Ein weiterer zentraler Schlüsselfaktor sind die Analyse und die Planung. Das Bestandsmanagement bleibt eine drängende Herausforderung, da Unternehmen mit Überbeständen und Nachfrageschwankungen kämpfen, die eher ab- als zunehmen. Die steigenden Kapitalkosten erschweren die Aussichten zusätzlich und zwingen Unternehmen dazu, ihre Planungsprozesse neu zu bewerten. Der Schlüssel zur Vorbereitung liegt in der integrierten Geschäftsplanung, die die Koordination erheblich verbessern und Überraschungen reduzieren kann. Dennoch erfordert eine effektive Umsetzung neue Governance-Ansätze und fachübergreifende Ausrichtungen sowie standardisierte Daten. Unternehmen können diese mit fortgeschrittener Analytik und KI/ML kombinieren, um präzisere End-to-End-Planung und -Prognosen zu generieren.

Von Nachhaltigkeitszielen zu konkreten Aktionen

Die Entwicklung in Richtung Nachhaltigkeit beschleunigt sich, befördert durch Regulierung und unternehmerisches Handeln zur Festlegung und Erreichung von Nachhaltigkeitszielen. In China, den USA und der EU gibt es zunehmende staatliche Unterstützung, aber auch Vorgaben, die den Übergang zur Energiewende vorantreiben werden. Viele, wenn auch nicht alle Sportartikelmarken, einschließlich kleinerer Unternehmen, machen sich daher auf den Weg in Richtung Nachhaltigkeit, um soziale und Governance-Probleme in ihren Betriebsabläufen und Lieferketten anzugehen. Diese Schritte spiegeln aber auch den steigenden Verbraucherwunsch nach nachhaltigeren Angeboten wider. So schätzen Konsumenten zunehmend Produkte aus organischen oder nachhaltigen Rohstoffen – und sie sind zusehends bereit, dafür einen Aufpreis zu zahlen.

Ökosysteme

Schließlich schwingt das Pendel wieder weg von D2C-Modellen zu Großhandelspartnerschaften, was das Verständnis widerspiegelt, dass Verbraucher es lieben, in Multi-Marken-Umgebungen einzukaufen. Immer mehr Unternehmen gehen einen Schritt weiter und verfolgen explizite Ökosystemstrategien, die ihr Denken über Kanalabdeckung und Produktsortiment hinaus erweitern. Technologischer Fortschritt und Gesundheitstrends sorgen in der Verbrauchernachfrage für eine Verschiebung von einzelnen Produkten zugunsten umfassender Gesundheits- und Aktivitätslösungen. Unternehmen können nicht allein alle Verbraucherbedürfnisse erfüllen. Aber sie können dies durch Netzwerke von Firmen tun, die bestimmte Elemente bedienen – von der Anleitung über Planung und Vorbereitung, Teilnahme und Reisen. Kunden schätzen es, ähnlich gesinnte Menschen zu treffen, wenn die Produkte nach ihren spezifischen Bedürfnissen gestaltet werden und sie bei ihren Aktivitäten, inklusive Urlaub, unterstützt werden. Solche Ökosysteme ermöglichen es Unternehmen, diesen veränderten Anforderungen gerecht zu werden.

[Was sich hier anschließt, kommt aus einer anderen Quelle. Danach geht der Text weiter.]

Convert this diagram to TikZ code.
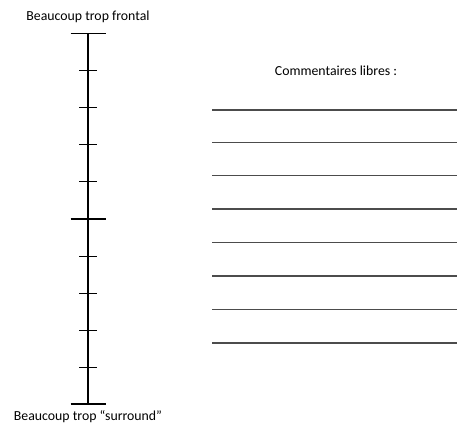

„Das vergangene Jahr markierte eine Phase der Neuausrichtung für die Sportartikelindustrie, mit ungleichmäßigen Erholungen und anhaltenden Herausforderungen. Blicken wir voraus, glauben wir, dass die erfolgreichsten Akteure innovativ sein müssen, um sich mit den sich wandelnden Verbraucheranforderungen auseinanderzusetzen, die Komplexität der Lieferketten zu bewältigen, die Betriebsabläufe zu optimieren und Chancen in aufstrebenden Märkten und Ökosystemen zu nutzen. Durch Anstrengungen in diesen Bereichen und einen klaren Fokus auf die Umsetzung wird die Branche gut positioniert sein, um ihre positive Entwicklung fortzusetzen“, heißt es abschließend in dem Report.